Assim, ao que parece, os lugares têm memórias e podem conter a história do que aconteceu ali. O derramamento de sangue inocente deixa uma maldição sobre o solo. As cidades podem ter um caráter particular em relação à sua história militar, política e religiosa (Apocalipse 2–3). Lugares nos quais se orou durante séculos, quer sejam igrejas ou ilhas, podem ter uma atmosfera de paz e da presença de Deus: “lugares transparentes”, onde o fino véu que oculta a presença de Deus praticamente desaparece.

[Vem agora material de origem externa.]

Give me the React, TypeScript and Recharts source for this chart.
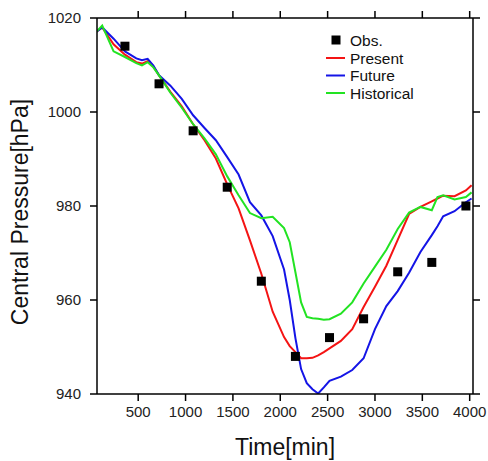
import React from 'react';
import {
  ComposedChart,
  Line,
  Scatter,
  XAxis,
  YAxis,
  Label,
} from 'recharts';

// time steps in minutes
const times = [
  60, 120, 240, 360, 480, 540, 600, 660, 720, 840, 960, 1080, 1200, 1320, 1440, 1560,
  1680, 1800, 1920, 2040, 2100, 2160, 2220, 2280, 2340, 2400, 2460, 2520,
  2640, 2760, 2880, 3000, 3120, 3240, 3360, 3480, 3600, 3660, 3720, 3840,
  3960, 4020,
];

const present = [
  1017.1, 1018.0, 1014.4, 1012.2, 1010.6, 1010.3, 1010.8, 1009.7, 1007.8, 1004.3, 1001.2, 997.4,
  994.0, 990.1, 984.6, 979.5, 972.7, 965.6, 957.5, 952.1, 950.2, 948.9,
  947.6, 947.6, 947.7, 948.2, 948.9, 949.7, 951.3, 953.8, 958.5, 962.8,
  967.3, 972.8, 978.3, 979.8, 981.0, 981.6, 982.2, 982.1, 983.3, 984.4,
];

const future = [
  1017.1, 1018.0, 1015.6, 1012.9, 1011.4, 1011.0, 1011.3, 1009.9, 1007.8, 1005.6, 1002.8, 999.3,
  996.6, 994.0, 990.4, 986.7, 980.8, 978.0, 973.6, 966.5, 960.0, 951.9,
  945.3, 942.3, 941.0, 940.1, 941.4, 942.8, 943.7, 945.1, 947.6, 953.8,
  958.7, 961.9, 965.8, 970.2, 973.8, 975.7, 977.8, 978.9, 980.8, 981.6,
];

const historical = [
  1017.1, 1018.4, 1012.9, 1011.7, 1010.4, 1009.9, 1010.6, 1009.5, 1007.8, 1004.1, 1000.9, 997.4,
  994.4, 991.0, 986.3, 982.3, 978.5, 977.4, 977.7, 975.3, 972.3, 965.9,
  959.5, 956.4, 956.1, 956.0, 955.8, 955.9, 957.1, 959.5, 963.5, 967.1,
  970.7, 975.1, 978.6, 979.8, 979.1, 981.9, 982.3, 981.4, 981.9, 982.9,
];

const obsTimes = [360, 720, 1080, 1440, 1800, 2160, 2520, 2880, 3240, 3600, 3960];
const obsValues = [1014, 1006, 996, 984, 964, 948, 952, 956, 966, 968, 980];

const xTicks = [500, 1000, 1500, 2000, 2500, 3000, 3500, 4000];
const yTicks = [940, 960, 980, 1000, 1020];

const series = [
  { key: 'present', name: 'Present', color: '#f41414' },
  { key: 'future', name: 'Future', color: '#1414e6' },
  { key: 'historical', name: 'Historical', color: '#22e322' },
];

const rows = times.map((t, i) => ({
  t,
  present: present[i],
  future: future[i],
  historical: historical[i],
}));

const obs = obsTimes.map((t, i) => ({ t, p: obsValues[i] }));

const FONT = '"Liberation Sans", Arial, Helvetica, sans-serif';
const axisStroke = { stroke: '#000', strokeWidth: 1.5 };

const ObsMarker = (props: any) => (
  <rect x={props.cx - 4.5} y={props.cy - 4.5} width={9} height={9} fill="#000" />
);

export default function App() {
  return (
    <div style={{ position: 'absolute', left: 0, top: 0, width: 488, height: 461, background: '#fff', fontFamily: FONT }}>
      <ComposedChart
        width={488}
        height={461}
        data={rows}
        margin={{ top: 8, right: 0, left: 0, bottom: 0 }}
      >
        <XAxis
          xAxisId="bottom"
          type="number"
          dataKey="t"
          domain={[65, 4035]}
          ticks={xTicks}
          height={67}
          axisLine={axisStroke}
          tickLine={axisStroke}
          tickSize={7}
          tickMargin={5}
          tick={{ fill: '#222', fontSize: 15, fontFamily: FONT }}
          allowDataOverflow
        >
          <Label
            content={() => (
              <text x={285} y={455} textAnchor="middle" fontSize={23} fontFamily={FONT} fill="#111">
                Time[min]
              </text>
            )}
          />
        </XAxis>
        <XAxis
          xAxisId="top"
          orientation="top"
          type="number"
          dataKey="t"
          domain={[65, 4035]}
          ticks={xTicks}
          height={10}
          axisLine={axisStroke}
          tickLine={axisStroke}
          tickSize={7}
          tickFormatter={() => ''}
          allowDataOverflow
        />
        <YAxis
          yAxisId="left"
          domain={[940, 1020]}
          ticks={yTicks}
          width={97}
          axisLine={axisStroke}
          tickLine={axisStroke}
          tickSize={7}
          tickMargin={9}
          tick={{ fill: '#222', fontSize: 15, fontFamily: FONT }}
          allowDataOverflow
        >
          <Label
            content={() => (
              <text
                x={28}
                y={212}
                textAnchor="middle"
                fontSize={23}
                fontFamily={FONT}
                fill="#111"
                transform="rotate(-90 28 212)"
              >
                Central Pressure[hPa]
              </text>
            )}
          />
        </YAxis>
        <YAxis
          yAxisId="right"
          orientation="right"
          domain={[940, 1020]}
          ticks={yTicks}
          width={15}
          axisLine={axisStroke}
          tickLine={axisStroke}
          tickSize={7}
          tickFormatter={() => ''}
          allowDataOverflow
        />
        {series.map((s) => (
          <Line
            key={s.key}
            xAxisId="bottom"
            yAxisId="left"
            type="linear"
            dataKey={s.key}
            stroke={s.color}
            strokeWidth={2}
            dot={false}
            isAnimationActive={false}
          />
        ))}
        <Scatter
          xAxisId="bottom"
          yAxisId="left"
          data={obs}
          dataKey="p"
          shape={<ObsMarker />}
          isAnimationActive={false}
        />
      </ComposedChart>
      {/* legend, top right inside the plot */}
      <svg width={488} height={461} style={{ position: 'absolute', left: 0, top: 0, pointerEvents: 'none' }}>
        <rect x={331.5} y={35.5} width={9} height={9} fill="#000" />
        <text x={350} y={45.5} fontSize={15.5} fontFamily={FONT} fill="#111">Obs.</text>
        {series.map((s, i) => (
          <g key={s.key}>
            <line x1={326} x2={345} y1={58 + i * 17.5} y2={58 + i * 17.5} stroke={s.color} strokeWidth={2} />
            <text x={350} y={63.5 + i * 17.5} fontSize={15.5} fontFamily={FONT} fill="#111">{s.name}</text>
          </g>
        ))}
      </svg>
    </div>
  );
}
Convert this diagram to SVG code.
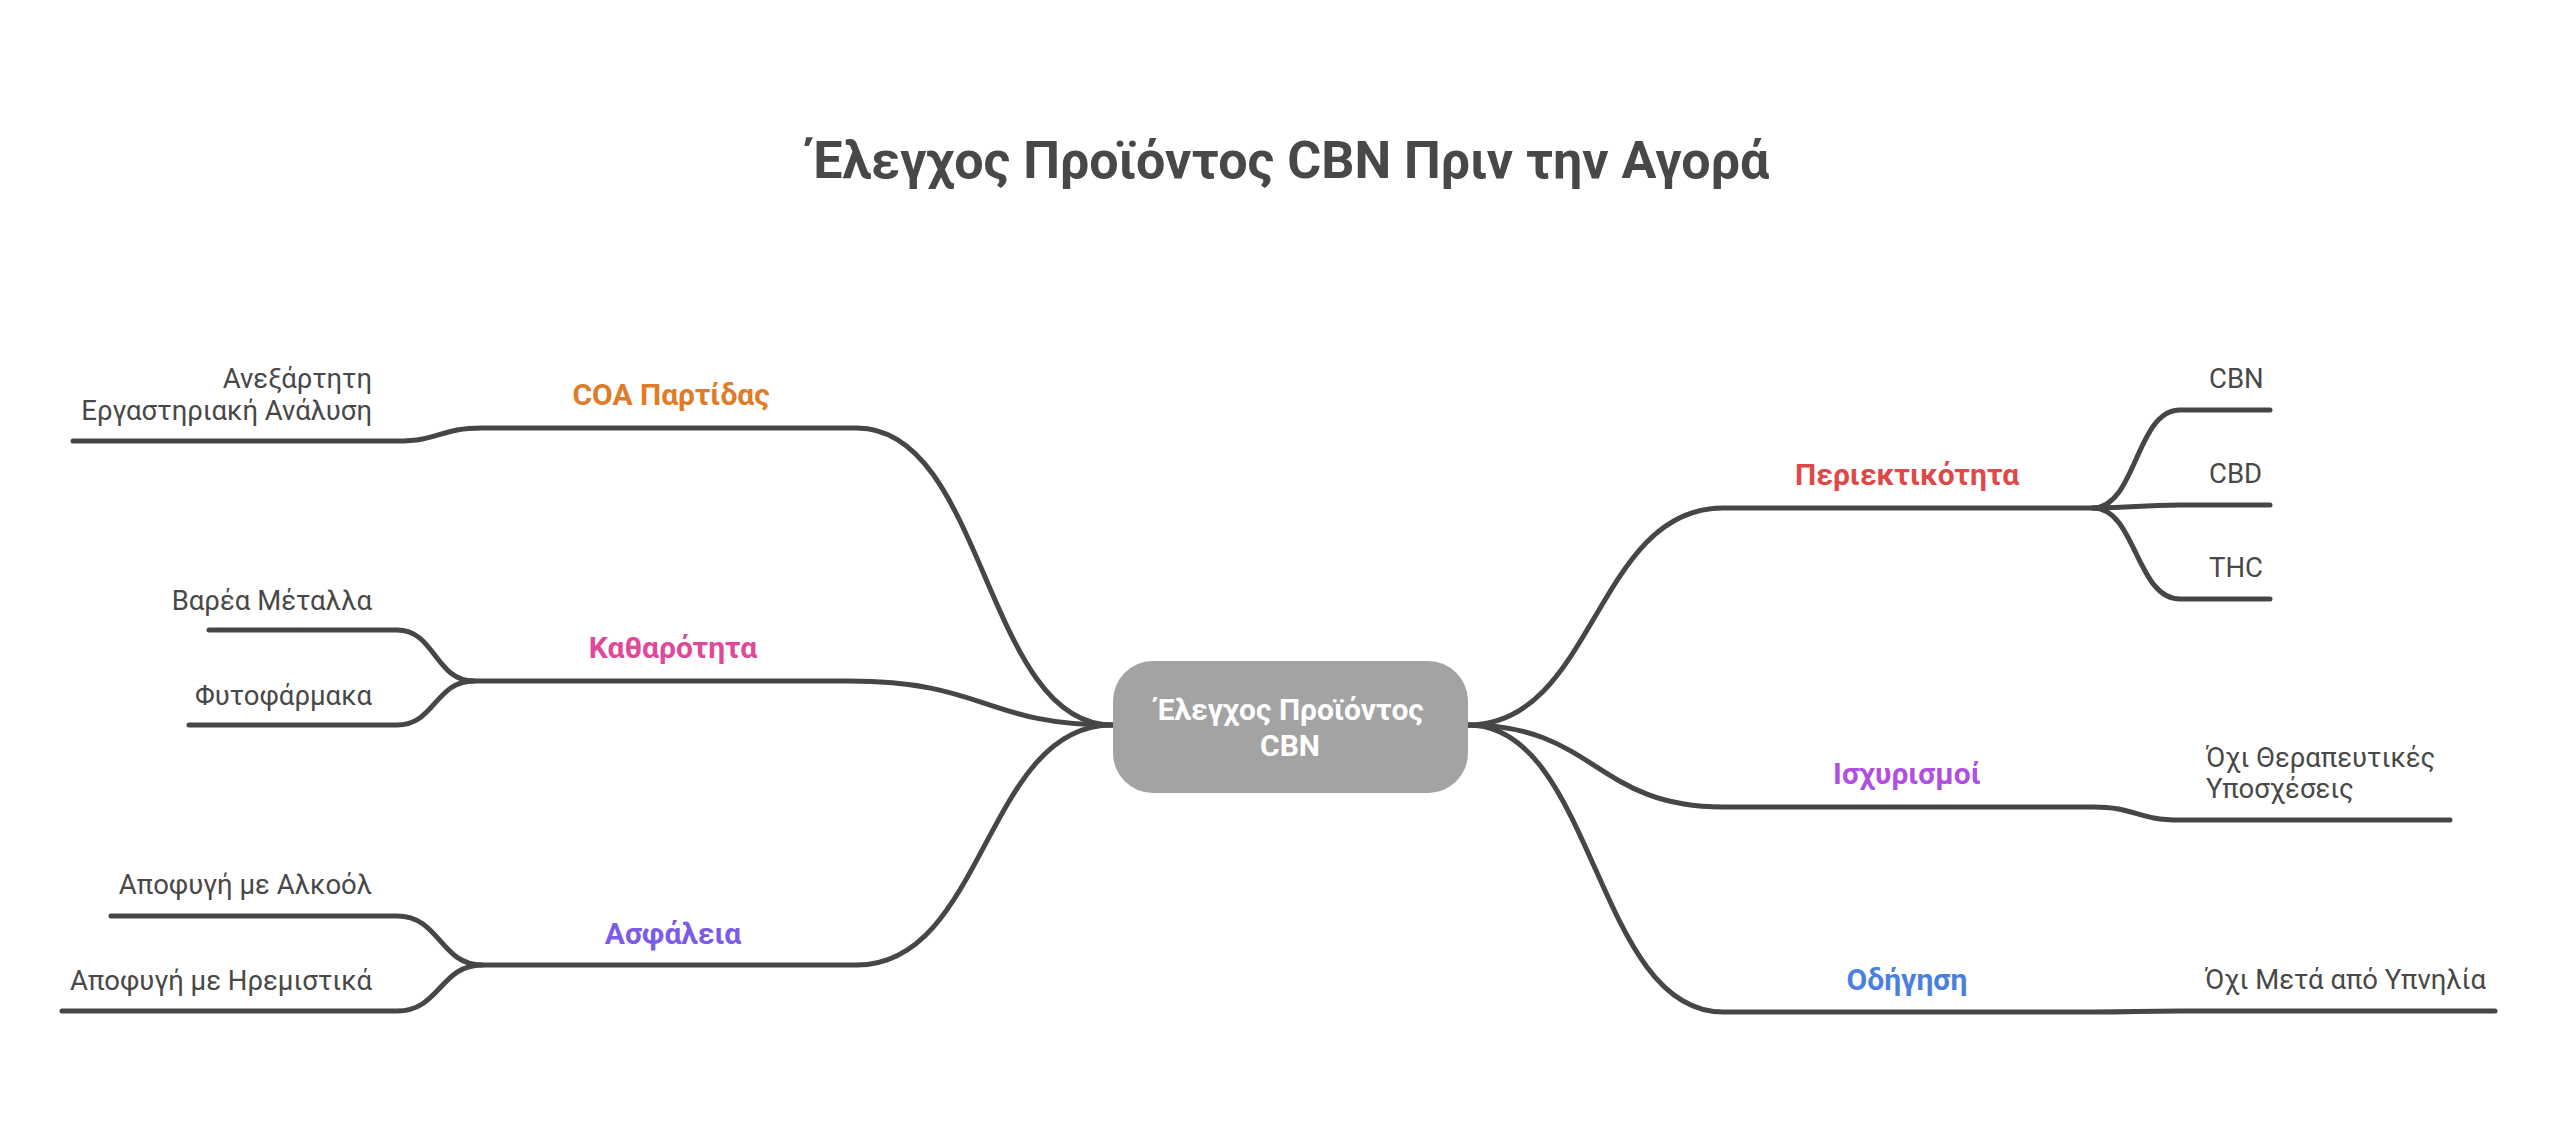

No entanto, não é um caso simples de lugares “bons” ou “maus”. Não é preciso sermos fatalistas a respeito disso. Maldições podem ser quebradas. Histórias que guardam feridas podem ser restauradas. [Este assunto é coberto de forma brilhante por Russ Parker em Healing Wounded History: Reconciling Peoples and Healing Places (História Ferida: Reconciliando Povos e Curando Locais). Londres, 2001: Dartn, Longman and Todd.] A Bíblia fala da cura da terra quando as pessoas se arrependem e retornam a Deus (2 Crônicas 7:14). Nesta tempo de recordações, quando velhas batalhas são trazidas à mente ao mesmo tempo que sangue fresco é derramado sobre o solo da Síria, Iraque e de outros lugares, lembro-me do trabalho de A Rocha ao longo de muitos anos no vale de Bekaa, um dos lugares mais devastados pela guerra no mundo, restaurando um oásis para a vida selvagem e um local de encontro para pessoas diversas, e também me lembro da promessa de Deus em tempos de guerra e injustiça:
«A fortaleza será abandonada,
a cidade barulhenta ficará deserta,
a cidadela e a torre das sentinelas
se tornarão covis,
uma delícia para os jumentos,
uma pastagem para os rebanhos,
até que sobre nós o Espírito
seja derramado do alto,
e o deserto se transforme em campo fértil,
e o campo fértil pareça uma floresta.
A justiça habitará no deserto,
e a retidão viverá no campo fértil.
O fruto da justiça será paz;
o resultado da justiça será tranqüilidade
e confiança para sempre.
O meu povo viverá em locais pacíficos,
em casas seguras,
em tranqüilos lugares de descanso,
mesmo que a saraiva arrase a floresta
e a cidade seja nivelada ao pó.
Como vocês serão felizes,
semeando perto das águas,
e deixando soltos os bois e os jumentos!» (Isaías 32:14–20)
Pessoas: nós as lembraremos.
Lugares: podemos cooperar com Deus para restaurá-los.